The Amazon Technology Platform
Don420 writes "Jim Gray has an interview with Amazon CTO Werner Vogels for ACM Queue. It is filled with a lot of details about the Amazon architecture that we have not seen before: 'If you hit the Amazon.com gateway page, the application calls more than 100 services to collect data and construct the page for you.' But also quite a strong statements about developing software at Amazon: 'Developers of our services can use any tools they see fit to build their services. [...] Whatever tools are necessary, we provide them, and then get the hell out of the way of the developers so that they can do their jobs. [...] Developers are like artists; they produce their best work if they have the freedom to do so, but they need good tools.'"
'If you hit the Amazon.com gateway page, the application calls more than 100 services to collect data and construct the page for you.'
and this a good thing ?
My father always said it was a poor craftsman who uses his tools as an excuse.
I worked at Amazon. It was a nightmare. And I can say this: absolutely none of the above. Amazon tools are largely undocumented, not requiring any kind of standardization on platform/libraries/processes, are totally heterogeneous and are often scary bits of random code floating out in the ether.
This attitude sounds like it's great, but something that this attitude absolutely encourages is non-standardization and a huge lack of planning for the future. They encourage you to go 'just do it' - and then 10 different people have done the same thing because they had no idea that someone else did it first. Or more likely, they looked at what someone else did, saw the horrible documentation and support and decided it was easier to do their own thing.
I currently work at Amazon, and typically most projects aren't done using obscure technologies, they're usually pretty standard technologies. However, there are a *lot* of standard technologies, and every project really does use a different one. So if you're on one team and you're using Java/Spring/Hibernate, you may move to another team and be using Perl, or be using Java/Struts/SomethingElse.
Good documentation, however, is something that is definitely *not* required and something that I hope will change in the near future at Amazon. Without that (and dedicated support teams), you end up with a bunch of developers doing tech support and maintenance work and never getting any actual development done.

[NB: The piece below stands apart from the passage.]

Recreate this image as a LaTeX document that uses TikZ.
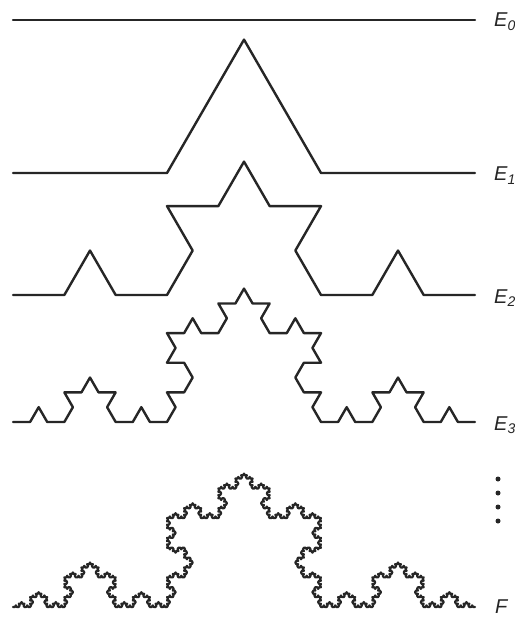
\documentclass[tikz,border=0pt]{standalone}
\usepackage{fontspec}
\setmainfont{Liberation Sans}
% Koch curve built as a global list of points: segment k has direction
% sum over its base-4 digits d of (+60 if d=1, -60 if d=2, 0 otherwise)
\newcommand\kochbuild[4]{% order, x0, y0, length
  \pgfmathsetmacro\kstep{#4/(3^#1)}%
  \xdef\kx{#2}\xdef\ky{#3}%
  \xdef\kpath{(\kx,\ky)}%
  \pgfmathtruncatemacro\kN{4^#1-1}%
  \pgfmathtruncatemacro\kD{#1-1}%
  \foreach \k in {0,...,\kN}{%
    \xdef\kang{0}%
    \foreach \j in {0,...,\kD}{%
      \pgfmathtruncatemacro\dig{mod(floor(\k/(4^\j)),4)}%
      \pgfmathsetmacro\na{\kang+60*(\dig==1)-60*(\dig==2)}%
      \xdef\kang{\na}%
    }%
    \pgfmathsetmacro\nx{\kx+\kstep*cos(\kang)}%
    \pgfmathsetmacro\ny{\ky+\kstep*sin(\kang)}%
    \xdef\kx{\nx}\xdef\ky{\ny}%
    \xdef\kpath{\kpath -- (\kx,\ky)}%
  }%
}
\begin{document}
\begin{tikzpicture}[x=1pt,y=1pt,
  koch/.style={line width=2.4pt,line join=round,line cap=round,black!85},
  lbl/.style={anchor=base west,inner sep=0pt,text=black!85,font=\fontsize{20}{20}\selectfont\itshape},
  dotstyle/.style={fill=black!85}]
\useasboundingbox (0,0) rectangle (514,-617);
\fill[white] (0,0) rectangle (514,-617);
\clip (0,0) rectangle (514,-617);
% E0
\coordinate (s0) at (13,-20);
\coordinate (t0) at (475,-20);
\draw[koch] (s0) -- (t0);
% E1
\kochbuild{1}{13}{-173}{462}
\edef\tmp{\noexpand\draw[koch] \kpath;}\tmp
% E2
\kochbuild{2}{13}{-295}{462}
\edef\tmp{\noexpand\draw[koch] \kpath;}\tmp
% E3
\kochbuild{3}{13}{-422}{462}
\edef\tmp{\noexpand\draw[koch] \kpath;}\tmp
% F
\kochbuild{5}{13}{-607}{462}
\edef\tmp{\noexpand\draw[koch,line width=2.2pt] \kpath;}\tmp
% labels
\node[lbl] (l0) at (494,-27) {E\textsubscript{0}};
\node[lbl] (l1) at (494,-181) {E\textsubscript{1}};
\node[lbl] (l2) at (494,-303) {E\textsubscript{2}};
\node[lbl] (l3) at (494,-430) {E\textsubscript{3}};
\node[lbl] (l4) at (495,-613) {F};
% dots
\foreach \yy [count=\i] in {479,493,507,521}
  \fill[dotstyle] (498,-\yy) circle (2.5) coordinate (d\i);
\end{tikzpicture}
\end{document}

Move away from the coasts. I make $75,000/year working 40 hour weeks. I'm not on-call, have flex hours, get 3 weeks of vacation, and unlimited sick time. Quit working for IT sweat shops. Move somewhere where family time is valued and it's impossible to hire people unless you are willing to give them that flexibility. I've been through four employers in the St. Louis area and been able to land jobs with a deal akin to this one at all four. Developers are "poor"? No. Elementary school teachers are "poor." Starting salary for a developer in a low-watt market is close to $40K without a degree. That's not "poor." That's not starving, and that's not living for their work, unless by "living for their work" you mean that you're expected to show up on time and do your job.
"I have never won a debate with an ignorant person." -Ali ibn Abi Talib
I started at AMZN as a dev - hoped to do development of the kinds I never did. And I'm not saying I didn't. However, in retrospect, what I think fucked me up the most is my inability to estimate the time needed between being on a pager 24 hrs/day, 6-7 days out of every month and the time needed to maintain/fix old legacy (perl-based mostly) code - which left me with little time to do any project work. I suppose I've got no one to blame but myself for not knowing how to predict time required for projects, however, one thing I can say is that the environment at AMZN, especially for devs, is untenable at best (hostile, at worst, I'd say). Now, I'm no longer there - I get to sleep at night and not walk in to work like a zombie, I have the weekends/holidays to myself and my family, and my work is of higher quality, and on time. I have AMZN to thank for teaching me a lesson - 1) know thy limits between pager-duty/dev work/maintenance work, 2) be ultra-pessimistic when giving time estimates, 3) say 'no'/complain a lot/cover your ass.
If you do that well, you will survive at AMZN. To get ahead, you need to be an illusionist.